Role of Government
119. The Government gives in its memorandum to us
some idea of what it is doing to assist the UK vehicle manufacturing
- It has given Regional Selective Asistance
(RSA) on a very substantial scale: £282 million over the
past five years, for 222 projects, providing an estimated 14,700
new jobs and safeguarding a further 21,000 jobs.
These funds have gone to the major manufacturers and to SMEs in
the automotive component chain. The figures do not include the
£129 million offered to BMW for the new Rover to be built
at Longbridge, a sum now committed to assistance in the wake of
BMW's disposal of Rover, nor the £40 million offered to Toyota
to assemble the new Micra at Washington rather than at Flins in
- It provides funding for Research and Development
(see paras above ).
- It helps fund improvements to the component supplier
base through the SMMT-Industry Forum, as one means of improving
productivity so that the UK component industry can thrive
in a globally competitive market.
- As demonstrated by the objectives of the DTI's
the department seeks by close liaison to ensure that the
industry's concerns for example, on currency or on skills
training are recognised in Whitehall and Brussels, and
where possible addressed.
120. The evidence we received from representative
organisations, and the impression received from our informal discussions,
suggest that many sections of the automotive industry feel neglected
and even persecuted by Government. Among issues of concern were
- the impact of the climate change levy
on the hundreds of smaller companies whose sites are not covered
by the Integrated Pollution Prevention and Control (IPPC) Directive:
- aspects of the vehicle taxation system,
to the degree that vehicle excise duty and company car tax rates
have a potentially damaging effect on UK vehicle manufacture.
For example the SMMT state that the penalty on diesel in vehicle
taxation "impede(s) the development of cleanest diesel technology
in the UK":
- the end of life vehicle (ELV) Directive
as applied in the UK and so the proposal for workplace parking
levies are both seen as bearing down unduly heavily on manufacturers:
- the recent orders made by the Secretary of State
on arrangements for retail car pricing, following the Competition
Commission inquiry and our own Report, were cited by some as indicating
the Government's hostility towards the industry, although none
have claimed that it affects decisions on where to assemble vehicles.
121. It is not our view that the UK vehicle industry
has any complaint of much substance against the Government's policies.
Indeed, it has enjoyed a level of publicly funded support which
some other industries might justly envy. The environmental policies
pursued, while on occasions perhaps producing perverse or unintended
effects, bear equally on vehicles assembled here or abroad. The
Government's policies create opportunities, particularly in the
field of public transport. The industry may have been short of
positive expressions of political support: as the Motorsport Industry
Association put it, the Government needs to be seen to recognise
the success of the industry.
On 28 November 2000 the Minister of Trade told the SMMT annual
dinner that "This government is not an anti-car administration".

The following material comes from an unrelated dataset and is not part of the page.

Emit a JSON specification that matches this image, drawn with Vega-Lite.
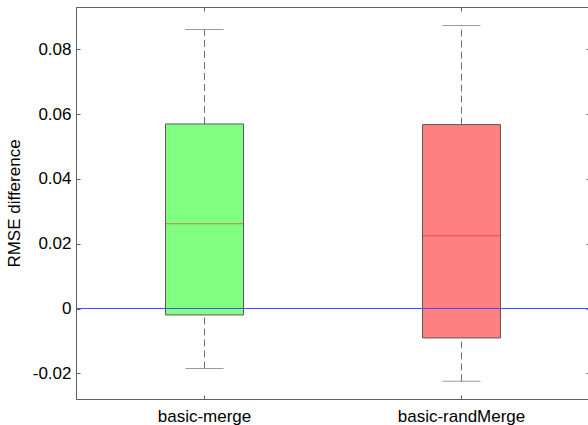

More such expressions of Ministerial interest and support, divorced
from management of individual crises, would help. We recommend
that DTI Ministers discuss with the Society of Motor Manufacturers
and Traders and other trade bodies means of demonstrating the
reality of Ministerial support for the UK vehicle industry, going
beyond reactive commitment at moments of crisis.
122. There are limits under international and
European laws and conventions to what even the most interventionist
Government can do to assist a national vehicle industry. We
set out above some of the actions the UK Government has taken
or is taking which have an impact on the industry. It can respond
to requests for assistance. It can use its good offices to seek
alternatives to those presented. But it cannot throw money at
a problem even if it wishes to. For example, Regional Selective
Assistance funding for projects in the vehicle industry are now
rigorously scrutinised by the European Commission, and have to
be minutely justified. Nissan noted that the £40 million
RSA had "swayed the balance" in the short term in its
decision on the new Micra. Central Government is not a major purchaser
of vehicles, and is bound by European and international rules
on public procurement. These rules may indeed help the UK; we
heard at Southampton, for example, of Ford Transit sales to several
mainland European public authorities.
123. Consumers are not similarly constrained.
There is no reason why individual consumers, including businesses,
should not exercise their freedom to choose which vehicles to
buy in such a way as to assist the UK car industry. One reason
they do not do so at present is that advertising does not at present
give any weight to UK assembly or UK content as a selling point.
There would be advantage in consumers being aware that there
is a UK-assembled car in almost every segment of the market, and
that buying such a car is one way of supporting the national industry
and of conveying to the companies concerned that the British public
does wish to maintain an vehicle industry in the UK.